Yemassee: When We Were Orphans struck me as quite cinematic. The action of the book was so exterior. It moved at a very rapid pace.

Ishiguro: I used plot in this book perhaps more than I've used it before. Even books like The Remains of the Day, which is a pretty accessible book, is not very plotty. This is the first time I had a go at a traditional plot, if you like, and there's a kind of traditional denouement at the end, when Uncle Philip appears at the end and says what happened. To some extent, it began as an idea to do a kind of pastiche of a certain kind of adventure story or detective story of that time. I didn't really have that much heart in terms of wanting to do a full-blown pastiche. That kind of faded away a little. But when I started the book I did have this notion that yes, it should actually contain a plot. That wouldn't be the most important thing about it, but there should be a kind of mystery, and it should actually have a proper resolution, you should actually find out what happened to people.

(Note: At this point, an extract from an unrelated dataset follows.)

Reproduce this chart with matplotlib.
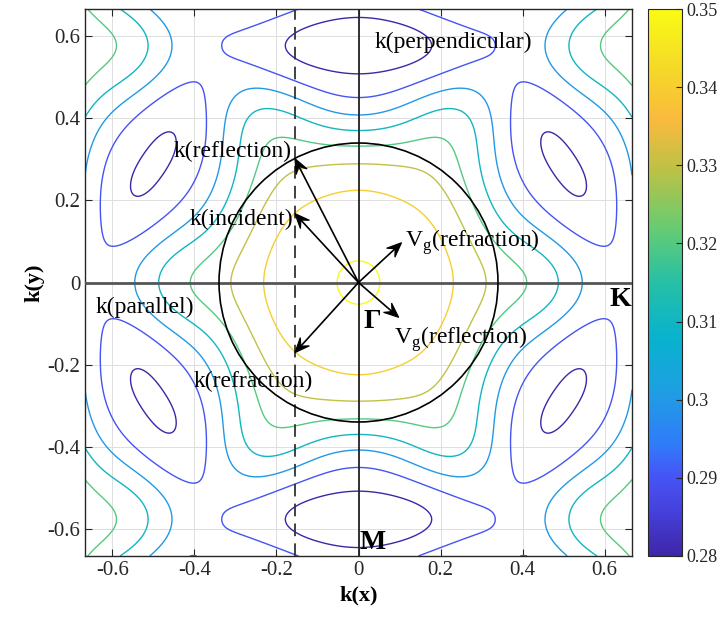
import numpy as np
import matplotlib
matplotlib.use("Agg")
import matplotlib.pyplot as plt
from matplotlib.colors import LinearSegmentedColormap, Normalize
from matplotlib.cm import ScalarMappable
from matplotlib.patches import Circle, Polygon

plt.rcParams["font.family"] = ["Liberation Serif", "DejaVu Serif"]
plt.rcParams["mathtext.fontset"] = "custom"
plt.rcParams["mathtext.rm"] = "Liberation Serif"
plt.rcParams["axes.unicode_minus"] = False

# equal-frequency crossings (a/lambda) along rays from Gamma, k in 2pi/a
gm_r = [0.0, 0.055, 0.22, 0.293, 0.34, 0.365, 0.40, 0.46, 0.505, 0.577, 0.646]  # 90 deg, to M
gm_f = [0.3508, 0.35, 0.34, 0.33, 0.32, 0.31, 0.30, 0.29, 0.28, 0.275, 0.28]
gs_r = [0.055, 0.225, 0.293, 0.34, 0.37, 0.41, 0.477, 0.539, 0.577, 0.615, 0.677]  # 30 deg, to side M
gs_f = [0.35, 0.34, 0.33, 0.32, 0.31, 0.30, 0.29, 0.28, 0.2785, 0.28, 0.29]
gk_r = [0.055, 0.23, 0.31, 0.417, 0.497, 0.55, 0.667]                           # 0 deg, to K
gk_f = [0.35, 0.34, 0.33, 0.32, 0.31, 0.30, 0.2905]
gk2_r = [0.055, 0.23, 0.31, 0.417, 0.497, 0.55]                                 # 60 deg, to K'
gk2_f = [0.35, 0.34, 0.33, 0.32, 0.31, 0.30]
# along the zone edge y = 1/sqrt(3), from the top M outwards
edge_x = [0.1, 0.205, 0.323, 0.333, 0.46, 0.515, 0.588]
edge_f = [0.2762, 0.28, 0.29, 0.2905, 0.30, 0.31, 0.32]
# along the zone edge through the side M, signed distance from M towards K'
side_d = [-0.287, -0.112, 0.112, 0.287]
side_f = [0.29, 0.28, 0.28, 0.29]

levels = [0.28, 0.29, 0.30, 0.31, 0.32, 0.33, 0.34, 0.35]
cbar_ticks = [0.28, 0.29, 0.30, 0.31, 0.32, 0.33, 0.34, 0.35]

# air light circle and the wave vectors drawn from Gamma
circle_r = 0.34
kx_par = -0.155
arrows = {
    "k_reflection": (kx_par, 0.302),
    "k_incident": (kx_par, 0.168),
    "k_refraction": (kx_par, -0.171),
    "vg_refraction": (0.105, 0.097),
    "vg_reflection": (0.098, -0.085),
}

parula = [(0.243, 0.150, 0.660), (0.275, 0.250, 0.860), (0.270, 0.340, 0.970),
          (0.190, 0.480, 0.980), (0.120, 0.620, 0.890), (0.030, 0.700, 0.800),
          (0.150, 0.750, 0.650), (0.400, 0.800, 0.450), (0.720, 0.760, 0.280),
          (0.980, 0.730, 0.240), (0.960, 0.860, 0.150), (0.977, 0.984, 0.080)]
cmap = LinearSegmentedColormap.from_list(
    "parula", list(zip([0, 0.08, 0.15, 0.2, 0.3, 0.4, 0.5, 0.6, 0.7, 0.8, 0.9, 1.0], parula)))
norm = Normalize(0.28, 0.35)

# triangular lattice (a = 1): cos(2pi kx Rx) cos(2pi ky Ry) over lattice vectors
# with Rx, Ry >= 0 (band surface symmetric about both axes)
h = np.sqrt(3) / 2
n1, n2 = np.meshgrid(np.arange(-8, 9), np.arange(0, 6))
Rx = (n1 + 0.5 * n2).ravel()
Ry = (h * n2).ravel()
keep = (Rx >= 0) & (Rx ** 2 + Ry ** 2 <= 21 + 1e-9)
Rx, Ry = Rx[keep], Ry[keep]
R2 = Rx ** 2 + Ry ** 2


def basis(kx, ky):
    kx = np.asarray(kx, float)[..., None]
    ky = np.asarray(ky, float)[..., None]
    return np.cos(2 * np.pi * kx * Rx) * np.cos(2 * np.pi * ky * Ry)


def ray(r, deg):
    t = np.radians(deg)
    return np.asarray(r) * np.cos(t), np.asarray(r) * np.sin(t)


m_side = np.array([0.5, 0.5 / np.sqrt(3)])
e_side = np.array([-0.5, h])
pts = [ray(gm_r, 90), ray(gs_r, 30), ray(gk_r, 0), ray(gk2_r, 60),
       (np.array(edge_x), np.full(len(edge_x), 1 / np.sqrt(3))),
       (m_side[0] + np.array(side_d) * e_side[0], m_side[1] + np.array(side_d) * e_side[1])]
px = np.concatenate([p[0] for p in pts])
py = np.concatenate([p[1] for p in pts])
pf = np.r_[gm_f, gs_f, gk_f, gk2_f, edge_f, side_f]

# smooth least-squares band surface through the crossings (curvature penalty)
A = basis(px, py)
lam = 2e-2
coef = np.linalg.solve(A.T @ A + np.diag(lam * R2 ** 2), A.T @ pf)

lim = 2 / 3
k = np.linspace(-lim, lim, 401)
KX, KY = np.meshgrid(k, k)
F = basis(KX, KY) @ coef

fig = plt.figure(figsize=(7.27, 6.24), dpi=100)
ax = fig.add_axes([85 / 727, 68 / 624, 547 / 727, 547 / 624])
cax = fig.add_axes([648 / 727, 68 / 624, 34 / 727, 547 / 624])

ax.contour(KX, KY, F, levels=levels, cmap=cmap, norm=norm, linewidths=1.0, zorder=2)

ax.axhline(0, color="#555555", lw=2.0, zorder=3)
ax.axvline(0, color="#222222", lw=1.3, zorder=3)
ax.axvline(kx_par, color="#333333", lw=1.3, ls=(0, (7, 4)), zorder=3)
ax.add_patch(Circle((0, 0), circle_r, fill=False, ec="black", lw=1.2, zorder=4))


def arrow(tip, L=0.036, W=0.015):
    tip = np.array(tip)
    d = tip / np.hypot(*tip)
    n = np.array([-d[1], d[0]])
    ax.plot([0, tip[0] - 0.5 * L * d[0]], [0, tip[1] - 0.5 * L * d[1]],
            color="black", lw=1.2, zorder=5)
    head = [tip, tip - L * d + W * n, tip - 0.6 * L * d, tip - L * d - W * n]
    ax.add_patch(Polygon(head, closed=True, fc="black", ec="black", lw=0.8, zorder=6))


for tip in arrows.values():
    arrow(tip)

fs = 17
ax.text(0.04, 0.585, "k(perpendicular)", fontsize=fs, va="center", ha="left", zorder=7)
ax.text(-0.164, 0.32, "k(reflection)", fontsize=fs, va="center", ha="right", zorder=7)
ax.text(-0.159, 0.154, "k(incident)", fontsize=fs, va="center", ha="right", zorder=7)
ax.text(-0.642, -0.061, "k(parallel)", fontsize=fs, va="center", ha="left", zorder=7)
ax.text(-0.402, -0.241, "k(refraction)", fontsize=fs, va="center", ha="left", zorder=7)
ax.text(0.113, 0.098, r"V$_\mathrm{g}$(refraction)", fontsize=fs, va="center", ha="left", zorder=7)
ax.text(0.086, -0.139, r"V$_\mathrm{g}$(reflection)", fontsize=fs, va="center", ha="left", zorder=7)
ax.text(0.012, -0.095, "Γ", fontsize=20, fontweight="bold", va="center", ha="left", zorder=7)
ax.text(0.665, -0.041, "K", fontsize=20, fontweight="bold", va="center", ha="right", zorder=7)
ax.text(0.002, -0.634, "M", fontsize=20, fontweight="bold", va="center", ha="left", zorder=7)

ticks = [-0.6, -0.4, -0.2, 0, 0.2, 0.4, 0.6]
ax.set_xlim(-lim, lim)
ax.set_ylim(-lim, lim)
ax.set_xticks(ticks)
ax.set_yticks(ticks)
ax.set_xticklabels([f"{t:g}" for t in ticks])
ax.set_yticklabels([f"{t:g}" for t in ticks])
ax.tick_params(direction="in", top=True, right=True, length=5, labelsize=15,
               colors="#262626", width=0.8)
ax.grid(True, color="#dedede", lw=0.7, zorder=0)
ax.set_axisbelow(True)
for sp in ax.spines.values():
    sp.set_color("#262626")
    sp.set_linewidth(1.0)
ax.set_xlabel("k(x)", fontsize=16, fontweight="bold", labelpad=4)
ax.set_ylabel("k(y)", fontsize=16, fontweight="bold", labelpad=2)

cb = fig.colorbar(ScalarMappable(norm=norm, cmap=cmap), cax=cax)
cb.set_ticks(cbar_ticks)
cb.set_ticklabels([f"{t:g}" for t in cbar_ticks])
cb.ax.tick_params(direction="in", length=4, labelsize=13, colors="#262626", width=0.8)
cb.outline.set_edgecolor("#262626")
cb.outline.set_linewidth(0.8)

fig.savefig("out.png", dpi=100)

It just came with the territory. It was this kind of book I was writing.

Yemassee: Do you find Christopher markedly different from your other characters? In this book, unlike some of your others, the evil is less inside the character than outside him, threatening to engulf him.

Ishiguro: He's in quite a different position from people like Stevens the butler [in The Remains of the Day] or the artist [in An Artist of the Floating World]. Those earlier characters are certainly people who are trying to come to terms with something. They're trying to come to terms with ideals that took them somewhere they didn't want to go, and they realize that perhaps it is too late now to redeem their lives. They've given the best they had to something they didn't want to support. It's all about their struggle to come to terms with what's happened. That's not really Christopher's battle.

That character who looks back and very painfully comes to terms with a less than flattering reflection of himself -- that was a character who did fascinate me in the earlier part of my writing career. But after The Remains of the Day I felt I had covered that fairly thoroughly. I finished The Remains of the Day in my thirties and somewhere in between my mid-thirties and the time I hit 40, I think there was something about the way I viewed life in general that that way of looking at life didn't appeal to me much anymore. In a way, it's kind of a young man's way of looking at life, that you set out with a set of principles, political views, whatever, and then you go out there on the playing field and you use these principles as a guide and at the end of the game you see whether you've done well or not.

In a way, books like The Remains of the Day were written with that assumption in mind, that you measured your life toward the end by how well you stuck to your ideals and you may well find, because you didn't know enough or the world was too complicated a place, you took a wrong turn here or there, but you can see a clear road down which you've come, and perhaps you can identify the wrong turnings. I think somewhere along the way, after I'd finished The Remains of the Day, that pattern of how one views one's life didn't really ring true for me anymore. I thought things were perhaps not as controlled as that. Laterally, I've become much more interested in the fact that a lot of what we do is beyond one's control. We're often motivated by completely irrational things, and we often choose our vocation, who we associate with, who we live our lives with, who we marry according to some crazy irrational scenario, of wanting to fix something that can never be fixed.